On the Rocks
By Kim Law
Release Date: January 12, 2015
Carter Ridley is mad at the world. He loved growing up on Turtle Island, but he has no desire to be there now. Unfortunately, his mother has guilted him into paying a visit to check on his younger, single sister who is seven months pregnant. Carter reluctantly agrees, but he is determined that he will stay only a few days, not the three weeks on which his mother insisted. All he wants is to be left alone with his anger, his writer’s block, his cigarettes and beer in the house he built for the wife who betrayed him. He’s not doing much more than sniping at his sister and drinking too much when a visit from an old friend starts to change things.
Friends to lovers is one of my favorite tropes when the friendship seems like the real deal. It does in this case. Even though Ginger and Carter lost touch, they have a long history together, and it is clear they know each other in a way that attests to their intimacy. They genuinely care about one another as well. Carter encourages Ginger to be herself, and she knows he needs to talk about what happened with his ex. When they become lovers, they are sizzling hot together. Their chemistry is intensified by their knowledge of one another and the trust that already exists between them.
I loved Ginger. She is just eminently likeable with her quirks, her insecurities, her zest for life, and her big heart. I also loved the friendship between her and Andie and Roni. It too feels real, from the phone calls to the girls’ night to their understanding things that are not said. I liked Carter too. It is clear from the beginning that he is one of the good guys who is not dealing well with the knock-out punch his ex gave him. I’m really tired of heroes who are soured on love and life forever because one woman betrayed them, but Carter is dealing with something much heavier than the usual infidelity. There is also an interesting gender role twist going on since Carter is a romantic who expects the HEA. But I think the thing I liked best was that both Ginger and Carter understand they have to find wholeness within themselves; it can’t be given by someone else.

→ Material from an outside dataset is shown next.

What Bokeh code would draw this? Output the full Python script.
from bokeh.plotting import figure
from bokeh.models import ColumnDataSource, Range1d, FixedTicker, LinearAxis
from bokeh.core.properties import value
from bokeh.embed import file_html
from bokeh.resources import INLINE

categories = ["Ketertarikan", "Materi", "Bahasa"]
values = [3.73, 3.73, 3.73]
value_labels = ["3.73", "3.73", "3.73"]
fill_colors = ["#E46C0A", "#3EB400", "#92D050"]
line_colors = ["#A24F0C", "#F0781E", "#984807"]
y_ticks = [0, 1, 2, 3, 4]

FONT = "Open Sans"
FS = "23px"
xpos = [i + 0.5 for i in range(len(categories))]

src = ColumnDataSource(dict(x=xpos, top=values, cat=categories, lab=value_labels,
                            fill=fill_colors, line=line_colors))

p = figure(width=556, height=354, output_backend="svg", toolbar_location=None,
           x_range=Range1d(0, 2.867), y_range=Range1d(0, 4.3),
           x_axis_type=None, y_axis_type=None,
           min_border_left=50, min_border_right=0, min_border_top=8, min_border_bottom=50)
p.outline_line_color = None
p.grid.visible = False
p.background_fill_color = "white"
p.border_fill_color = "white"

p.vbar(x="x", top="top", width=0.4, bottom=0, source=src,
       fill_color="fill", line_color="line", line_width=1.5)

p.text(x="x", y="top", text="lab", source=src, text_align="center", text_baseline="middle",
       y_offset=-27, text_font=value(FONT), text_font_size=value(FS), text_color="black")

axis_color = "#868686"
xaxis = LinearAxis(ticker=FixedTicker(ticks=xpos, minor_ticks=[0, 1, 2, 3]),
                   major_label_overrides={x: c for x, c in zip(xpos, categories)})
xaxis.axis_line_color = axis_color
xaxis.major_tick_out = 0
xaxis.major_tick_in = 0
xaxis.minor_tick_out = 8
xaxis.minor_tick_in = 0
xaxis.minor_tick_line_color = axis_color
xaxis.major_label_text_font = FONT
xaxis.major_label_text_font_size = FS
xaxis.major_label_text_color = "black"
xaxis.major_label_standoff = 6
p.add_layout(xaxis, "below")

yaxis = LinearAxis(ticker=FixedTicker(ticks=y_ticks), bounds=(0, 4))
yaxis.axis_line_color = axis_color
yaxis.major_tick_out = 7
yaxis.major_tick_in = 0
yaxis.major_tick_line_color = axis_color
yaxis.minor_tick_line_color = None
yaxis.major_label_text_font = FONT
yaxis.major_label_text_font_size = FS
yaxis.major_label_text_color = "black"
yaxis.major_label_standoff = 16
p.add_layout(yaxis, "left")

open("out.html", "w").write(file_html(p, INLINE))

This is the third novel in the Turtle Island series. Readers who read the earlier books will enjoy the updates on Andie and Roni, but the book also works well as a standalone. I particularly recommend this one for readers who like their romance with heat but have read too many books in which character development and plot are sacrificed to add one more sexy scene. Law gives her readers ample action in the bedroom (and elsewhere), but she does not do so at the cost of her characters and their story.